= Richard Hellmann =

German entrepreneur

Richard Hellmann (born June 22, 1876, in Schönebegk, Prussia, now Vetschau, Germany; died February 3, 1971, in New York City) was a German businessman who founded Hellmann's.

== Life ==
In 1903, Richard Reinhold Hellman emigrated from Vetschau, Germany, to New York City, US where in August 1904 he married Margaret Vossberg (Margarethe Vohsberg), whose parents owned a delicatessen. In mid-1905 he opened his own delicatessen at 490 Columbus Avenue, where he developed his first ready-made mayonnaise, dished-out in small amounts, as fresh and unpreserved, to customers. It became so popular that he began selling it in bulk to other stores, constantly improving the recipe to make it avoid spoilage longer.

In 1913 after continuing sales success he built a factory to produce his mayonnaise in even greater quantities, and began selling it on September 1 under the name Hellmann's Blue Ribbon Mayonnaise, seeing sales greatly increase after switching from hotel-size large stone jars to customer-size clear glass jars that could be reused for home canning after selling them a rubber ring for one cent.

In May 1914 he simplified the label from three ribbons to a single blue ribbon, and trademarked it along with the name "Blue Ribbon Mayonnaise". In 1915 he sold his store and opened a small mayonnaise factory at 120 Lawrence Street (now West 126th) in Manhattan; by the end of the year he had a larger factory at 495/497 Steinway Street in Long Island City. In February 1916 the company was incorporated as Richard Hellman, Inc., after which he briefly tried other products, such as horseradish and pumpernickel bread before deciding to concentrate on mayonnaise and expand distribution outside the New York area. In November 1919, he licensed John Behrmann to make the mayonnaise in Chicago.

In 1920, the New York Tribune asked three chefs to rate commercial salad dressing brand, and they voted Hellmann's mayonnaise the best, noting that it had more oil (85%) than any other salad dressing they tested. This helped to boost sales.

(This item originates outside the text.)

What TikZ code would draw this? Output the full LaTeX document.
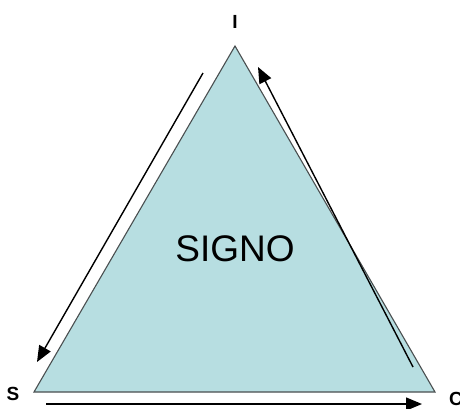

On July 29, 1920, Hellmann became a U.S. citizen; later that year, Margaret Hellmann died, and on May 11, 1922, he married second wife Nina Maxwell, daughter of Mr. and Mrs. William J. Maxwell.
Hellmann merged his company with Best Foods in 1927 and retired from active management although he continued to serve as a board member of the merged company. He was also president of Richell, Inc., in Scarsdale, and a director of Fulton Savings Bank in Brooklyn. He was survived by his widow, four children and many grandchildren and great-grandchildren.